-- Data provided --
* * *
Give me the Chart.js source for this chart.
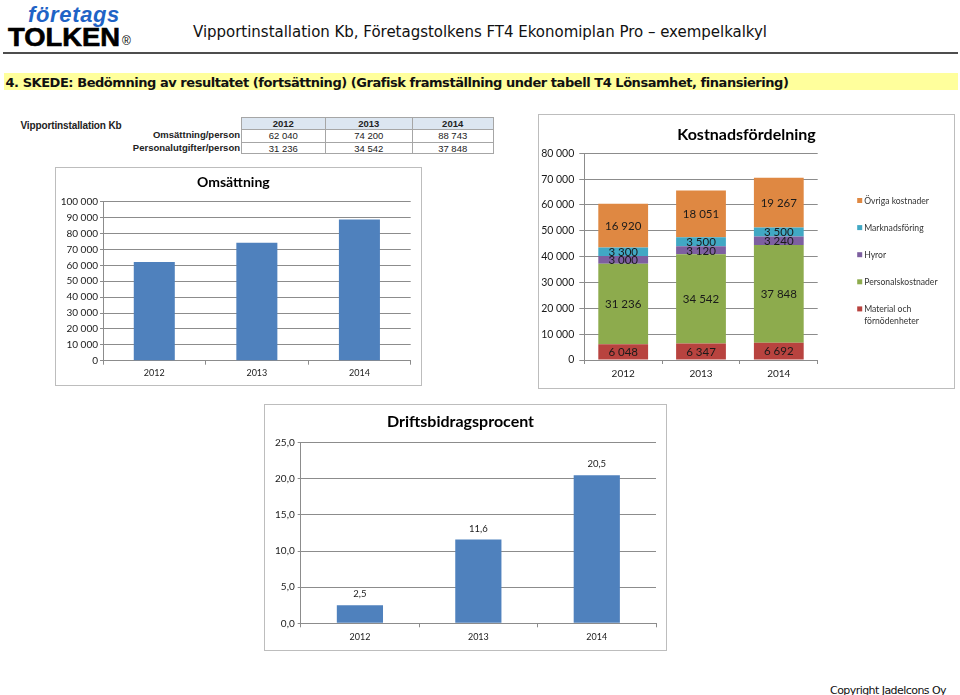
* * *
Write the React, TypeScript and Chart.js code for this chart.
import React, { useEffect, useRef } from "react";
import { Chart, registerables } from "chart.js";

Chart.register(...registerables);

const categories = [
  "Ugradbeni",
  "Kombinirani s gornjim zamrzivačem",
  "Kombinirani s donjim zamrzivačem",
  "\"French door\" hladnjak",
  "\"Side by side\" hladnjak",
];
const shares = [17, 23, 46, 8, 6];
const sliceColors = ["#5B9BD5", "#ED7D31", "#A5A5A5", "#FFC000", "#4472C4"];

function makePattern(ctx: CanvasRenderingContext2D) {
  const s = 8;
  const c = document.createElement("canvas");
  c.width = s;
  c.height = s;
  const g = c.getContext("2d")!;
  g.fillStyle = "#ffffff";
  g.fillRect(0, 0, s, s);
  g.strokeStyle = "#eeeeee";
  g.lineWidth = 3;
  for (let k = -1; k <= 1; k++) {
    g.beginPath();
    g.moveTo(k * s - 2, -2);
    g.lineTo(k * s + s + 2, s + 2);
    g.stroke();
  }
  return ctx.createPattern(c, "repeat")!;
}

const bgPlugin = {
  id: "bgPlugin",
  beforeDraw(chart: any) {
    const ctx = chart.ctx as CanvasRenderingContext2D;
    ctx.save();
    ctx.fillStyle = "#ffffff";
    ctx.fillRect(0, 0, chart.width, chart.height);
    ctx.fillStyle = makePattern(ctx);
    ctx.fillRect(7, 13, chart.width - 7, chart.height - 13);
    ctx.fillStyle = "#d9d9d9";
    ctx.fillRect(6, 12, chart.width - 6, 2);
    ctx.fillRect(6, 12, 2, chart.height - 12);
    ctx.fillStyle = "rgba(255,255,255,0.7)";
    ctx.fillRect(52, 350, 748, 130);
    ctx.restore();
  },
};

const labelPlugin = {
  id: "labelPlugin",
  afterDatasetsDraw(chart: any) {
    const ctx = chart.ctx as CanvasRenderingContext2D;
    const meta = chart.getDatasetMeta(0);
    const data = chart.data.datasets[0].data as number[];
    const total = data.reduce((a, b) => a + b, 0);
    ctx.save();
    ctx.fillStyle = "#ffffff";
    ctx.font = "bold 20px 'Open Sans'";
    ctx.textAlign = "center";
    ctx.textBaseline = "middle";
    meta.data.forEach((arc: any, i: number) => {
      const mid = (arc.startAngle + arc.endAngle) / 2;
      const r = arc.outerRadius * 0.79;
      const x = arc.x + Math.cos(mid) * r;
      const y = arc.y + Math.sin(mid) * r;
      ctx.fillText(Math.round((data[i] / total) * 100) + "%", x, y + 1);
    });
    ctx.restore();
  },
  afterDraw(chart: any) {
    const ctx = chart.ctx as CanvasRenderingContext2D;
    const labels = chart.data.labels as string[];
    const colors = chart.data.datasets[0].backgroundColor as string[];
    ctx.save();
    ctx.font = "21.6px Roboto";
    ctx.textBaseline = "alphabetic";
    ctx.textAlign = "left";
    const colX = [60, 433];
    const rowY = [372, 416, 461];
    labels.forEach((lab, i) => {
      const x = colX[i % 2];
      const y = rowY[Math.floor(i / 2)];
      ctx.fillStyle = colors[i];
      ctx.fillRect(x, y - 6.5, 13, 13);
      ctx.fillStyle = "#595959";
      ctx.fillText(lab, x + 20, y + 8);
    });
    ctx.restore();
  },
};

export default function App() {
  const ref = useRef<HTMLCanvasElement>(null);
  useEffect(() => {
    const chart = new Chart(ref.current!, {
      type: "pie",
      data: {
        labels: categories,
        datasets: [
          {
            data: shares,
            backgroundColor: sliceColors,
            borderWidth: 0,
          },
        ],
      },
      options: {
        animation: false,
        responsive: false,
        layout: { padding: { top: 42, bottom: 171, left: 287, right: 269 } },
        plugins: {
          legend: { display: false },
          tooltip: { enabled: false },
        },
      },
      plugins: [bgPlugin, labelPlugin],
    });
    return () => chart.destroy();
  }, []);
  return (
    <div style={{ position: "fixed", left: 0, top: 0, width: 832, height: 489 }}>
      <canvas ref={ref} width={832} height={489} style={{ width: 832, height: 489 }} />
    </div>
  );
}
* * *
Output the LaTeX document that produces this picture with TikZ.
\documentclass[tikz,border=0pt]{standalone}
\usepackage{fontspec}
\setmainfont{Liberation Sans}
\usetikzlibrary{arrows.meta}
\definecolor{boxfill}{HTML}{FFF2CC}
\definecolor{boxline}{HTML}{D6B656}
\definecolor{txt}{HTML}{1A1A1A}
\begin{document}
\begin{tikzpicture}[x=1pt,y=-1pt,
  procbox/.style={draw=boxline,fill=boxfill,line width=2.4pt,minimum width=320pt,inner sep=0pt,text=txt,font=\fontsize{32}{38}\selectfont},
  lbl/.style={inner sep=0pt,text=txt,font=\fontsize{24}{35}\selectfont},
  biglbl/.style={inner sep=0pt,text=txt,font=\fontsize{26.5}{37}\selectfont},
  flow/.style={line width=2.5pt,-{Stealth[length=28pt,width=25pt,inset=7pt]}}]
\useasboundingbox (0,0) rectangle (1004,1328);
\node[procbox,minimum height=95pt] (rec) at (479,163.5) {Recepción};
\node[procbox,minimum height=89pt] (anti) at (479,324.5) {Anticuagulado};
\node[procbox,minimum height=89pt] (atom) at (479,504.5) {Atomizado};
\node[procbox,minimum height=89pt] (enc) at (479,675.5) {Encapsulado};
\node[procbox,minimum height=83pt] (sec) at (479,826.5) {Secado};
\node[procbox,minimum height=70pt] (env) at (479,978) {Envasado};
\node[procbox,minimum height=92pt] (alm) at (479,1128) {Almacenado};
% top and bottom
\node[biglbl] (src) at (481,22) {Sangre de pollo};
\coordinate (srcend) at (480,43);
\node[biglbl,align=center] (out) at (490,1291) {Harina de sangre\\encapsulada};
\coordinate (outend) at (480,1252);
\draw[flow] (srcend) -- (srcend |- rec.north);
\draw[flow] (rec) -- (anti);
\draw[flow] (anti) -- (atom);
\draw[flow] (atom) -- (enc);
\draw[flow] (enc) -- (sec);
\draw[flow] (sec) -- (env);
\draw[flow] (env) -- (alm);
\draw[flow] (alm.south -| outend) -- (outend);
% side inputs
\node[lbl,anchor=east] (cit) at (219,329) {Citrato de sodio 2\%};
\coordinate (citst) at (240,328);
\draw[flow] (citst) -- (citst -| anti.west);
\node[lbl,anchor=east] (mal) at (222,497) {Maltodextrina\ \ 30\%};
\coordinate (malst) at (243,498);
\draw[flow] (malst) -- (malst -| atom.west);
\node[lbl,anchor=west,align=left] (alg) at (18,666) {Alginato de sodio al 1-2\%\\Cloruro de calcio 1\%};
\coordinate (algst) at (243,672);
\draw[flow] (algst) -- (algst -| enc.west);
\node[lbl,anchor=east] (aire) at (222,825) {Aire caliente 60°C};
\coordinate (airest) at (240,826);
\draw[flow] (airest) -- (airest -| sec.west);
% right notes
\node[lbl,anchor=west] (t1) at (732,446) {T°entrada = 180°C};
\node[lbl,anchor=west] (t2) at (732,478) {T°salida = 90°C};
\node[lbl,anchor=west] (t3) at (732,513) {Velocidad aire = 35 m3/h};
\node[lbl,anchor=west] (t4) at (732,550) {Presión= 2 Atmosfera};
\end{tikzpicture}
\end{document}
* * *
-- Problem description --
Identify each line holding the string "this", and copy it out.

-- Written answer --
Give me the Chart.js source for this chart.
Write the React, TypeScript and Chart.js code for this chart.
Output the LaTeX document that produces this picture with TikZ.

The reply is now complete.